Data section →
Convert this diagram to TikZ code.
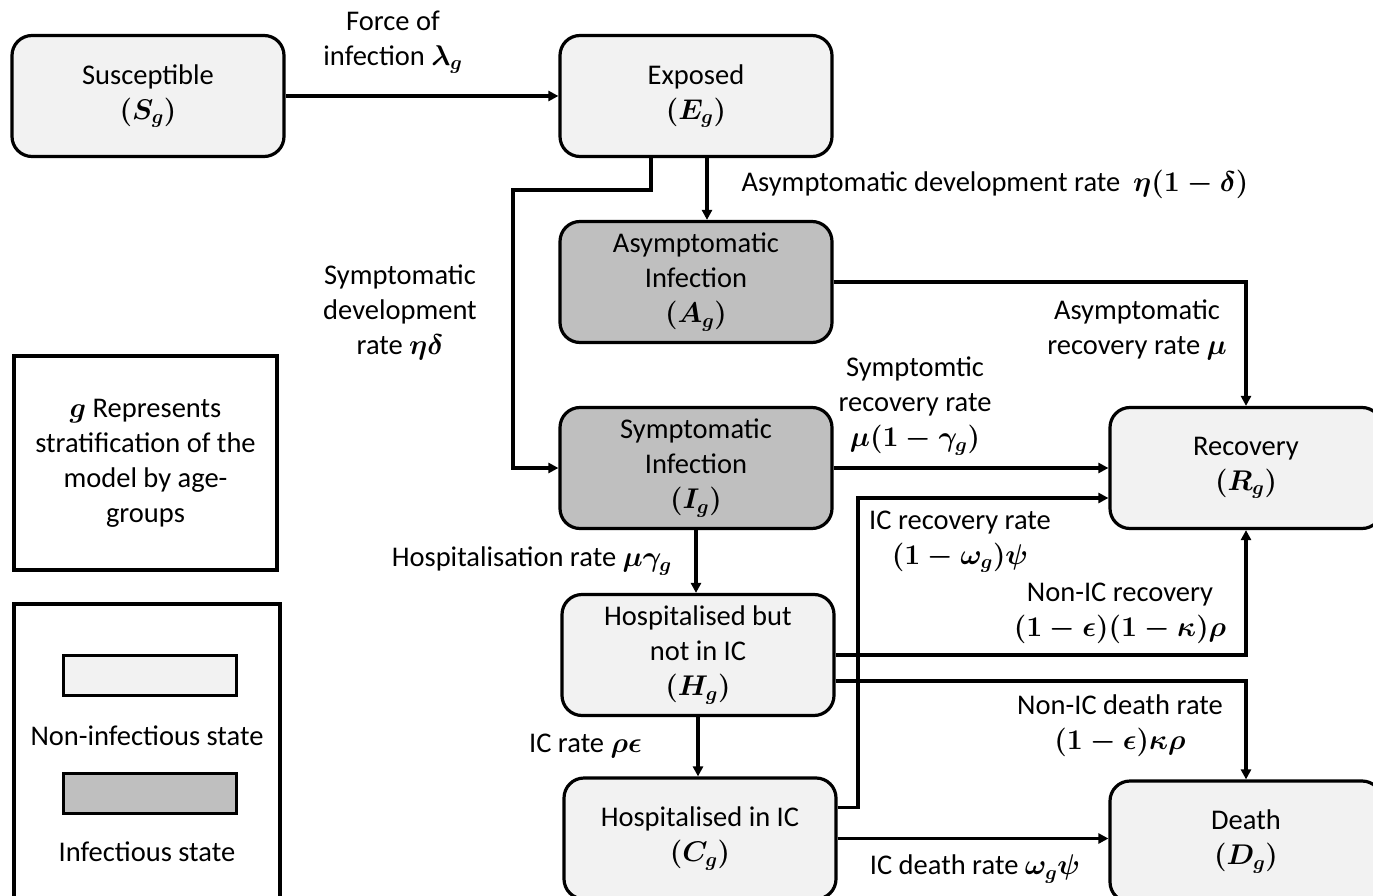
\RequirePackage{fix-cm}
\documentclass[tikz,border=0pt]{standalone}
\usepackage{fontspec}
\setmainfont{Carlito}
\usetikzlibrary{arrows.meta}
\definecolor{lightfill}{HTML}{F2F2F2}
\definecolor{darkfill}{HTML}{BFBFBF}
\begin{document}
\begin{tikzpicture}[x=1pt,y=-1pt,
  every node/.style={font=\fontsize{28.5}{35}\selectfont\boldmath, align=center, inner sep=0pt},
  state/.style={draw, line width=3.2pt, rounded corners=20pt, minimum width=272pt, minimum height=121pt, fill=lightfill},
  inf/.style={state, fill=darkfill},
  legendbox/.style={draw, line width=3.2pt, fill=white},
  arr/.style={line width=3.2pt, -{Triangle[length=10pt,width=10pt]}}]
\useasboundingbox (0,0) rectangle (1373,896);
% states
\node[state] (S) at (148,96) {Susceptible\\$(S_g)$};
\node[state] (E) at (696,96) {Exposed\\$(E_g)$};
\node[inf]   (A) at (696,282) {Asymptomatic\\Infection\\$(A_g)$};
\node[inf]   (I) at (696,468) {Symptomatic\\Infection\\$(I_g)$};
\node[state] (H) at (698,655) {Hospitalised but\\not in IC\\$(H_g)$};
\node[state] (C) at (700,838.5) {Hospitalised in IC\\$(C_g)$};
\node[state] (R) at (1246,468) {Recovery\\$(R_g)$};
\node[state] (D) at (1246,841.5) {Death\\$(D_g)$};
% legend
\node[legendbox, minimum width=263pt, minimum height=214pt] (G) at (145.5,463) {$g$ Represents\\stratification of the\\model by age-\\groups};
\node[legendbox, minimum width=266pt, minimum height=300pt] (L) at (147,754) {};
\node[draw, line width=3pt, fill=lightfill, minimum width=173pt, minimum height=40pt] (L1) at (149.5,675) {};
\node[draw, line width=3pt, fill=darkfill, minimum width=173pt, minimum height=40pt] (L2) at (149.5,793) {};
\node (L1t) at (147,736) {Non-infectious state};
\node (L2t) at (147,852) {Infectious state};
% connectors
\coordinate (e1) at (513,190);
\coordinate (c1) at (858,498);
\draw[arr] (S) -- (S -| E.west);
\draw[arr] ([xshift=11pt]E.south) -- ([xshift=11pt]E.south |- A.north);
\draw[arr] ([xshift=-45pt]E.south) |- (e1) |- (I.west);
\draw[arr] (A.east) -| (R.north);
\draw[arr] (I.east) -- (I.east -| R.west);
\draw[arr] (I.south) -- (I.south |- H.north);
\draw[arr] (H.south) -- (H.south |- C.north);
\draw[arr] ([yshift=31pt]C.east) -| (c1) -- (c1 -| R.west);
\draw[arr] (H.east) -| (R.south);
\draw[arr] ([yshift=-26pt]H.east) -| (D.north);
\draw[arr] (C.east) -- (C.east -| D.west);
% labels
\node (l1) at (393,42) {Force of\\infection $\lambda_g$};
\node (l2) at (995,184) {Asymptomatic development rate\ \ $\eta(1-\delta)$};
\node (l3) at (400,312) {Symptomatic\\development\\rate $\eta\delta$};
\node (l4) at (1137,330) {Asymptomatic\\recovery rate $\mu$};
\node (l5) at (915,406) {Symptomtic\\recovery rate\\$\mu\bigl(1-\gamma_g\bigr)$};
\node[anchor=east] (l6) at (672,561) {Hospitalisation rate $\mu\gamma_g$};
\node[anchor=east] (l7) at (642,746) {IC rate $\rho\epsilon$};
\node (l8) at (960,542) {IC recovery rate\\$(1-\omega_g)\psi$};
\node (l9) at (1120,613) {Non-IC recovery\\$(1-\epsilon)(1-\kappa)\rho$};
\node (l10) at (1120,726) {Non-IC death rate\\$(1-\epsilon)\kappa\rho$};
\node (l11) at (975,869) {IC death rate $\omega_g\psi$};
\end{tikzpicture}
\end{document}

The request →
Take the data above and repeat it exactly, leaving each picture out.

Output for this exercise →
Convert this diagram to TikZ code.
\RequirePackage{fix-cm}
\documentclass[tikz,border=0pt]{standalone}
\usepackage{fontspec}
\setmainfont{Carlito}
\usetikzlibrary{arrows.meta}
\definecolor{lightfill}{HTML}{F2F2F2}
\definecolor{darkfill}{HTML}{BFBFBF}
\begin{document}
\begin{tikzpicture}[x=1pt,y=-1pt,
  every node/.style={font=\fontsize{28.5}{35}\selectfont\boldmath, align=center, inner sep=0pt},
  state/.style={draw, line width=3.2pt, rounded corners=20pt, minimum width=272pt, minimum height=121pt, fill=lightfill},
  inf/.style={state, fill=darkfill},
  legendbox/.style={draw, line width=3.2pt, fill=white},
  arr/.style={line width=3.2pt, -{Triangle[length=10pt,width=10pt]}}]
\useasboundingbox (0,0) rectangle (1373,896);
% states
\node[state] (S) at (148,96) {Susceptible\\$(S_g)$};
\node[state] (E) at (696,96) {Exposed\\$(E_g)$};
\node[inf]   (A) at (696,282) {Asymptomatic\\Infection\\$(A_g)$};
\node[inf]   (I) at (696,468) {Symptomatic\\Infection\\$(I_g)$};
\node[state] (H) at (698,655) {Hospitalised but\\not in IC\\$(H_g)$};
\node[state] (C) at (700,838.5) {Hospitalised in IC\\$(C_g)$};
\node[state] (R) at (1246,468) {Recovery\\$(R_g)$};
\node[state] (D) at (1246,841.5) {Death\\$(D_g)$};
% legend
\node[legendbox, minimum width=263pt, minimum height=214pt] (G) at (145.5,463) {$g$ Represents\\stratification of the\\model by age-\\groups};
\node[legendbox, minimum width=266pt, minimum height=300pt] (L) at (147,754) {};
\node[draw, line width=3pt, fill=lightfill, minimum width=173pt, minimum height=40pt] (L1) at (149.5,675) {};
\node[draw, line width=3pt, fill=darkfill, minimum width=173pt, minimum height=40pt] (L2) at (149.5,793) {};
\node (L1t) at (147,736) {Non-infectious state};
\node (L2t) at (147,852) {Infectious state};
% connectors
\coordinate (e1) at (513,190);
\coordinate (c1) at (858,498);
\draw[arr] (S) -- (S -| E.west);
\draw[arr] ([xshift=11pt]E.south) -- ([xshift=11pt]E.south |- A.north);
\draw[arr] ([xshift=-45pt]E.south) |- (e1) |- (I.west);
\draw[arr] (A.east) -| (R.north);
\draw[arr] (I.east) -- (I.east -| R.west);
\draw[arr] (I.south) -- (I.south |- H.north);
\draw[arr] (H.south) -- (H.south |- C.north);
\draw[arr] ([yshift=31pt]C.east) -| (c1) -- (c1 -| R.west);
\draw[arr] (H.east) -| (R.south);
\draw[arr] ([yshift=-26pt]H.east) -| (D.north);
\draw[arr] (C.east) -- (C.east -| D.west);
% labels
\node (l1) at (393,42) {Force of\\infection $\lambda_g$};
\node (l2) at (995,184) {Asymptomatic development rate\ \ $\eta(1-\delta)$};
\node (l3) at (400,312) {Symptomatic\\development\\rate $\eta\delta$};
\node (l4) at (1137,330) {Asymptomatic\\recovery rate $\mu$};
\node (l5) at (915,406) {Symptomtic\\recovery rate\\$\mu\bigl(1-\gamma_g\bigr)$};
\node[anchor=east] (l6) at (672,561) {Hospitalisation rate $\mu\gamma_g$};
\node[anchor=east] (l7) at (642,746) {IC rate $\rho\epsilon$};
\node (l8) at (960,542) {IC recovery rate\\$(1-\omega_g)\psi$};
\node (l9) at (1120,613) {Non-IC recovery\\$(1-\epsilon)(1-\kappa)\rho$};
\node (l10) at (1120,726) {Non-IC death rate\\$(1-\epsilon)\kappa\rho$};
\node (l11) at (975,869) {IC death rate $\omega_g\psi$};
\end{tikzpicture}
\end{document}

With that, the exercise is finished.